## Exercise description:
Only the lines from the start of the data through the line containing "y_domain = [-0.366, 0.1854]" should be written out, exactly as they are, with both ends included and the pictures left out.

## Source excerpt:
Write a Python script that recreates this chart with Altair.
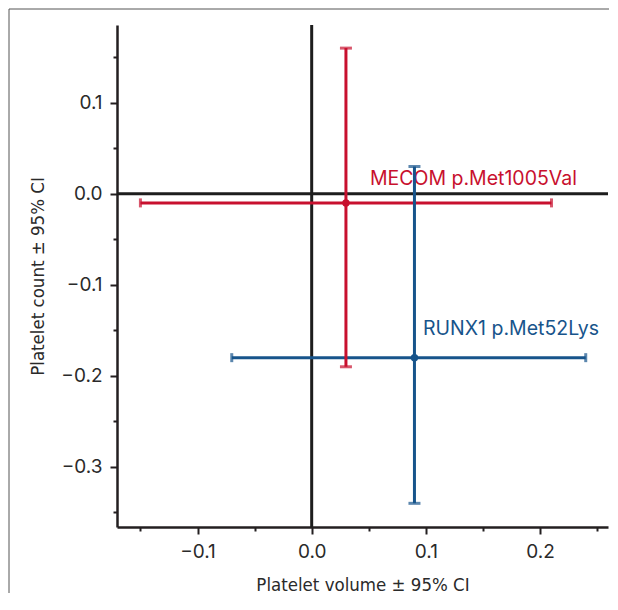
import altair as alt
import pandas as pd

genes = ["MECOM p.Met1005Val", "RUNX1 p.Met52Lys"]
colors = ["#c8102e", "#17548b"]
x_est = [0.03, 0.09]
x_lo = [-0.15, -0.07]
x_hi = [0.21, 0.24]
y_est = [-0.01, -0.18]
y_lo = [-0.19, -0.34]
y_hi = [0.16, 0.03]
label_x = [0.051, 0.0975]
label_y = [0.0096, -0.155]

x_ticks = [-0.15, -0.1, -0.05, 0.0, 0.05, 0.1, 0.15, 0.2, 0.25]
y_ticks = [0.15, 0.1, 0.05, 0.0, -0.05, -0.1, -0.15, -0.2, -0.25, -0.3, -0.35]
x_domain = [-0.1705, 0.2595]
y_domain = [-0.366, 0.1854]

df = pd.DataFrame({
    "gene": genes, "x": x_est, "xlo": x_lo, "xhi": x_hi,
    "y": y_est, "ylo": y_lo, "yhi": y_hi, "lx": label_x, "ly": label_y,
})
hcaps = pd.DataFrame({
    "gene": genes * 2, "x": x_lo + x_hi, "y": y_est * 2,
})
vcaps = pd.DataFrame({
    "gene": genes * 2, "x": x_est * 2, "y": y_lo + y_hi,
})
zero = pd.DataFrame({"z": [0.0]})

major_test = "abs(datum.value*10 - round(datum.value*10)) < 0.001"
label_expr = f"({major_test}) ? format(datum.value, '.1f') : ''"

title_font = "Liberation Sans Narrow, DejaVu Sans Condensed, sans-serif"
label_font = "Inter, Lato, sans-serif"

xscale = alt.Scale(domain=x_domain, nice=False, zero=False)
yscale = alt.Scale(domain=y_domain, nice=False, zero=False)
cscale = alt.Scale(domain=genes, range=colors)

xaxis = alt.Axis(
    title="Platelet volume ± 95% CI", values=x_ticks, labelExpr=label_expr,
    tickSize={"condition": {"test": major_test, "value": 7}, "value": 4},
    grid=False, labelPadding=8, titlePadding=14,
)
yaxis = alt.Axis(
    title="Platelet count ± 95% CI", values=y_ticks, labelExpr=label_expr,
    tickSize={"condition": {"test": major_test, "value": 7}, "value": 4},
    grid=False, labelPadding=8, titlePadding=13,
)

base = alt.Chart(df)

vzero = alt.Chart(zero).mark_rule(color="#1d1d1d", strokeWidth=3).encode(
    x=alt.X("z:Q", scale=xscale, axis=xaxis))
hzero = alt.Chart(zero).mark_rule(color="#1d1d1d", strokeWidth=3).encode(
    y=alt.Y("z:Q", scale=yscale, axis=yaxis))

hbar = base.mark_rule(strokeWidth=3).encode(
    x=alt.X("xlo:Q", scale=xscale, axis=xaxis), x2="xhi:Q",
    y=alt.Y("y:Q", scale=yscale, axis=yaxis),
    color=alt.Color("gene:N", scale=cscale, legend=None))
vbar = base.mark_rule(strokeWidth=3).encode(
    x=alt.X("x:Q", scale=xscale, axis=xaxis),
    y=alt.Y("ylo:Q", scale=yscale, axis=yaxis), y2="yhi:Q",
    color=alt.Color("gene:N", scale=cscale, legend=None))
hcap = alt.Chart(hcaps).mark_tick(orient="vertical", size=9, thickness=3).encode(
    x=alt.X("x:Q", scale=xscale, axis=xaxis),
    y=alt.Y("y:Q", scale=yscale, axis=yaxis),
    color=alt.Color("gene:N", scale=cscale, legend=None))
vcap = alt.Chart(vcaps).mark_tick(orient="horizontal", size=12, thickness=3).encode(
    x=alt.X("x:Q", scale=xscale, axis=xaxis),
    y=alt.Y("y:Q", scale=yscale, axis=yaxis),
    color=alt.Color("gene:N", scale=cscale, legend=None))
pts = base.mark_circle(size=55, opacity=1).encode(
    x=alt.X("x:Q", scale=xscale, axis=xaxis),
    y=alt.Y("y:Q", scale=yscale, axis=yaxis),
    color=alt.Color("gene:N", scale=cscale, legend=None))
labels = base.mark_text(align="left", baseline="alphabetic", font=label_font, fontSize=19.5).encode(
    x=alt.X("lx:Q", scale=xscale, axis=xaxis),
    y=alt.Y("ly:Q", scale=yscale, axis=yaxis),
    text="gene:N",
    color=alt.Color("gene:N", scale=cscale, legend=None))

frame_left = alt.Chart(zero).mark_rule(color="#555555", strokeWidth=1).encode(
    x=alt.value(-108), y=alt.value(-16), y2=alt.value(568))
frame_top = alt.Chart(zero).mark_rule(color="#555555", strokeWidth=1).encode(
    x=alt.value(-108), x2=alt.value(492), y=alt.value(-16))

chart = alt.layer(
    frame_left, frame_top, vzero, hzero, labels, hbar, vbar, hcap, vcap, pts
).properties(
    width=491, height=502,
    autosize=alt.AutoSizeParams(type="none"),
    padding={"left": 109, "top": 17, "right": 2, "bottom": 66},
).configure_view(strokeWidth=0).configure_axis(
    domainColor="#231f20", domainWidth=2.5, tickColor="#231f20", tickWidth=2,
    labelFont=label_font, labelFontSize=19, labelColor="#2a2a2a",
    titleFont=title_font, titleFontSize=18.5, titleFontWeight="normal", titleColor="#2a2a2a",
)

chart.save("out.html", embed_options={"renderer": "svg", "actions": False})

## Correct output:
Write a Python script that recreates this chart with Altair.
import altair as alt
import pandas as pd

genes = ["MECOM p.Met1005Val", "RUNX1 p.Met52Lys"]
colors = ["#c8102e", "#17548b"]
x_est = [0.03, 0.09]
x_lo = [-0.15, -0.07]
x_hi = [0.21, 0.24]
y_est = [-0.01, -0.18]
y_lo = [-0.19, -0.34]
y_hi = [0.16, 0.03]
label_x = [0.051, 0.0975]
label_y = [0.0096, -0.155]

x_ticks = [-0.15, -0.1, -0.05, 0.0, 0.05, 0.1, 0.15, 0.2, 0.25]
y_ticks = [0.15, 0.1, 0.05, 0.0, -0.05, -0.1, -0.15, -0.2, -0.25, -0.3, -0.35]
x_domain = [-0.1705, 0.2595]
y_domain = [-0.366, 0.1854]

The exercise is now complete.